Exercise
Omit the pictures and print exactly the lines of the listing below, starting at the first and ending at the line containing "Chart.register(...registerables);".

Given information

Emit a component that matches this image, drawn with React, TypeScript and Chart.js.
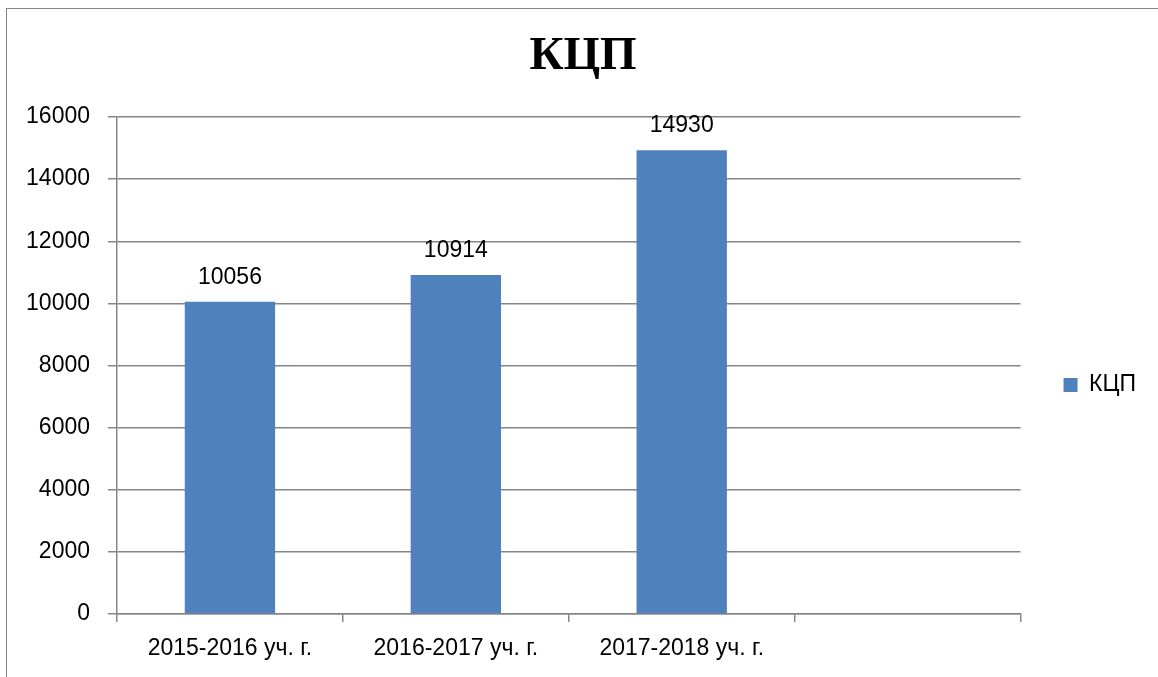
import React, { useEffect, useRef } from 'react';
import { Chart, registerables } from 'chart.js';

Chart.register(...registerables);

const TITLE = 'КЦП';
const SERIES_NAME = 'КЦП';
const CATEGORIES = ['2015-2016 уч. г.', '2016-2017 уч. г.', '2017-2018 уч. г.', ''];
const VALUES: (number | null)[] = [10056, 10914, 14930, null];
const Y_MIN = 0;
const Y_MAX = 16000;
const Y_STEP = 2000;

const BAR_COLOR = '#4F81BD';
const GRID_COLOR = '#868686';
const SANS = "'Liberation Sans', Arial, sans-serif";
const SERIF = "'Liberation Serif', 'Times New Roman', serif";

const PAD_LEFT = 20;
const PAD_RIGHT = 12;
const PLOT_LEFT = 117;
const PLOT_BOTTOM = 614;
const W = 1158;
const H = 677;

const valueLabels = {
  id: 'valueLabels',
  afterDatasetsDraw(chart: any) {
    const ctx = chart.ctx;
    const meta = chart.getDatasetMeta(0);
    ctx.save();
    ctx.font = `23px ${SANS}`;
    ctx.fillStyle = '#000';
    ctx.textAlign = 'center';
    ctx.textBaseline = 'alphabetic';
    meta.data.forEach((el: any, i: number) => {
      const v = chart.data.datasets[0].data[i];
      if (v === null || v === undefined) return;
      ctx.fillText(String(v), el.x, el.y - 18);
    });
    ctx.restore();
  },
};

export default function App() {
  const ref = useRef<HTMLCanvasElement>(null);

  useEffect(() => {
    if (!ref.current) return;
    const chart = new Chart(ref.current, {
      type: 'bar',
      data: {
        labels: CATEGORIES,
        datasets: [
          {
            label: SERIES_NAME,
            data: VALUES,
            backgroundColor: BAR_COLOR,
            borderWidth: 0,
            categoryPercentage: 1,
            barPercentage: 0.4,
          },
        ],
      },
      options: {
        animation: false,
        responsive: false,
        devicePixelRatio: 1,
        layout: { padding: { left: PAD_LEFT, right: PAD_RIGHT, top: 0, bottom: 0 } },
        plugins: {
          title: {
            display: true,
            text: TITLE,
            color: '#000',
            font: { family: SERIF, size: 47, weight: 'bold', lineHeight: 1.2 },
            padding: { top: 28.8, bottom: 31.8 },
          },
          legend: {
            display: true,
            position: 'right',
            fullSize: false,
            title: { display: true, text: ' ', font: { size: 12, lineHeight: 1.2 }, padding: { top: 24.6, bottom: 0 } },
            labels: {
              boxWidth: 14,
              boxHeight: 14,
              padding: 43,
              color: '#000',
              font: { family: SANS, size: 23 },
            },
          },
          tooltip: { enabled: false },
        },
        scales: {
          x: {
            type: 'category',
            offset: true,
            grid: {
              offset: true,
              drawOnChartArea: false,
              drawTicks: true,
              tickLength: 8,
              color: GRID_COLOR,
              lineWidth: 1.5,
            },
            border: { display: true, color: GRID_COLOR, width: 1.5 },
            ticks: {
              color: '#000',
              font: { family: SANS, size: 23 },
              padding: 13,
              maxRotation: 0,
              autoSkip: false,
            },
            afterFit: (s: any) => {
              s.height = H - PLOT_BOTTOM;
            },
          },
          y: {
            min: Y_MIN,
            max: Y_MAX,
            grid: { color: GRID_COLOR, tickLength: 9, drawTicks: true, lineWidth: 1.5 },
            border: { display: true, color: GRID_COLOR, width: 1.5 },
            ticks: {
              stepSize: Y_STEP,
              color: '#000',
              font: { family: SANS, size: 23 },
              padding: 18,
              callback: (v: any) => String(v),
            },
            afterFit: (s: any) => {
              s.width = PLOT_LEFT - PAD_LEFT;
            },
          },
        },
      },
      plugins: [valueLabels],
    });
    return () => chart.destroy();
  }, []);

  return (
    <div style={{ position: 'fixed', left: 0, top: 0, width: W, height: H, overflow: 'hidden', background: '#fff' }}>
      <div
        style={{
          position: 'absolute',
          left: 6,
          top: 8,
          width: 1300,
          height: 900,
          borderLeft: '1px solid #868686',
          borderTop: '1px solid #868686',
        }}
      />
      <canvas ref={ref} width={W} height={H} style={{ position: 'absolute', left: 0, top: 0, width: W, height: H }} />
    </div>
  );
}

Response to the exercise
Emit a component that matches this image, drawn with React, TypeScript and Chart.js.
import React, { useEffect, useRef } from 'react';
import { Chart, registerables } from 'chart.js';

Chart.register(...registerables);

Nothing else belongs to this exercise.